_THE REQUEST_.
Exactly as written, write out the lines below from the first to the one containing "const bars = cycles.map((c, i)", inclusive. Pictures do not belong in the copy.

#### DATA BLOCK ####

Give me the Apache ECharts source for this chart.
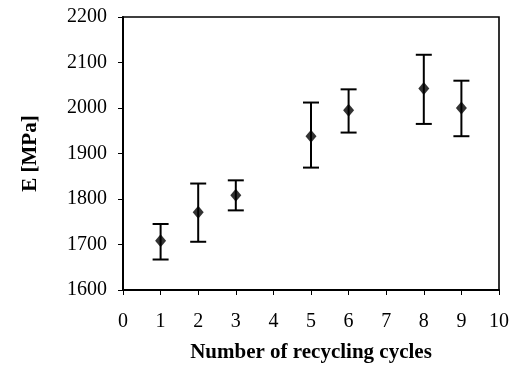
<!DOCTYPE html>
<html>
<head>
<meta charset="utf-8">
<script src="https://cdn.jsdelivr.net/npm/echarts@6/dist/echarts.min.js"></script>
<style>
  html, body { margin: 0; padding: 0; background: #fff; }
  #chart { width: 516px; height: 368px; }
</style>
</head>
<body>
<div id="chart"></div>
<script>
// recycling cycles vs. modulus E, with error bars
const cycles = [1, 2, 3, 5, 6, 8, 9]
const modulus = [1708, 1771, 1808, 1938, 1995, 2043, 2000]
const errLow = [1667, 1706, 1775, 1869, 1946, 1965, 1938]
const errHigh = [1745, 1834, 1841, 2012, 2041, 2117, 2060]

const FONT = '"Liberation Serif", "DejaVu Serif", serif'

const chart = echarts.init(document.getElementById('chart'))

const points = cycles.map((c, i) => [c, modulus[i]])
const bars = cycles.map((c, i) => [c, errLow[i], errHigh[i]])

const option = {
  animation: false,
  grid: {
    left: 123, right: 17, top: 17, bottom: 78,
    show: true,
    borderColor: '#000',
    borderWidth: 1.6
  },
  xAxis: {
    type: 'value',
    min: 0, max: 10, interval: 1,
    name: 'Number of recycling cycles',
    nameLocation: 'middle',
    nameGap: 52,
    nameTextStyle: { fontFamily: FONT, fontWeight: 'bold', fontSize: 21, color: '#000' },
    axisLine: { onZero: false, lineStyle: { color: '#000', width: 2 } },
    axisTick: { inside: false, length: 5, lineStyle: { color: '#000', width: 1 } },
    axisLabel: { margin: 22, fontFamily: FONT, fontSize: 20, color: '#000', formatter: v => String(v) },
    splitLine: { show: false }
  },
  yAxis: {
    type: 'value',
    min: 1600, max: 2200, interval: 100,
    name: 'E [MPa]',
    nameLocation: 'middle',
    nameGap: 82,
    nameTextStyle: { fontFamily: FONT, fontWeight: 'bold', fontSize: 21, color: '#000' },
    axisLine: { lineStyle: { color: '#000', width: 2 } },
    axisTick: { inside: false, length: 5, lineStyle: { color: '#000', width: 1 } },
    axisLabel: { margin: 16, fontFamily: FONT, fontSize: 20, color: '#000', formatter: v => String(v) },
    splitLine: { show: false }
  },
  series: [
    {
      type: 'custom',
      data: bars,
      renderItem: (params, api) => {
        const x = api.value(0)
        const lo = api.coord([x, api.value(1)])
        const hi = api.coord([x, api.value(2)])
        const hw = 8
        const style = { stroke: '#000', lineWidth: 2 }
        return {
          type: 'group',
          children: [
            { type: 'line', shape: { x1: lo[0], y1: lo[1], x2: hi[0], y2: hi[1] }, style },
            { type: 'line', shape: { x1: hi[0] - hw, y1: hi[1], x2: hi[0] + hw, y2: hi[1] }, style },
            { type: 'line', shape: { x1: lo[0] - hw, y1: lo[1], x2: lo[0] + hw, y2: lo[1] }, style }
          ]
        }
      },
      z: 2
    },
    {
      type: 'scatter',
      data: points,
      symbol: 'diamond',
      symbolSize: [11, 13],
      itemStyle: { color: '#000' },
      z: 3
    }
  ]
}

chart.setOption(option)
</script>
</body>
</html>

####

_RESULT FOR THIS TASK_.
Give me the Apache ECharts source for this chart.
<!DOCTYPE html>
<html>
<head>
<meta charset="utf-8">
<script src="https://cdn.jsdelivr.net/npm/echarts@6/dist/echarts.min.js"></script>
<style>
  html, body { margin: 0; padding: 0; background: #fff; }
  #chart { width: 516px; height: 368px; }
</style>
</head>
<body>
<div id="chart"></div>
<script>
// recycling cycles vs. modulus E, with error bars
const cycles = [1, 2, 3, 5, 6, 8, 9]
const modulus = [1708, 1771, 1808, 1938, 1995, 2043, 2000]
const errLow = [1667, 1706, 1775, 1869, 1946, 1965, 1938]
const errHigh = [1745, 1834, 1841, 2012, 2041, 2117, 2060]

const FONT = '"Liberation Serif", "DejaVu Serif", serif'

const chart = echarts.init(document.getElementById('chart'))

const points = cycles.map((c, i) => [c, modulus[i]])
const bars = cycles.map((c, i) => [c, errLow[i], errHigh[i]])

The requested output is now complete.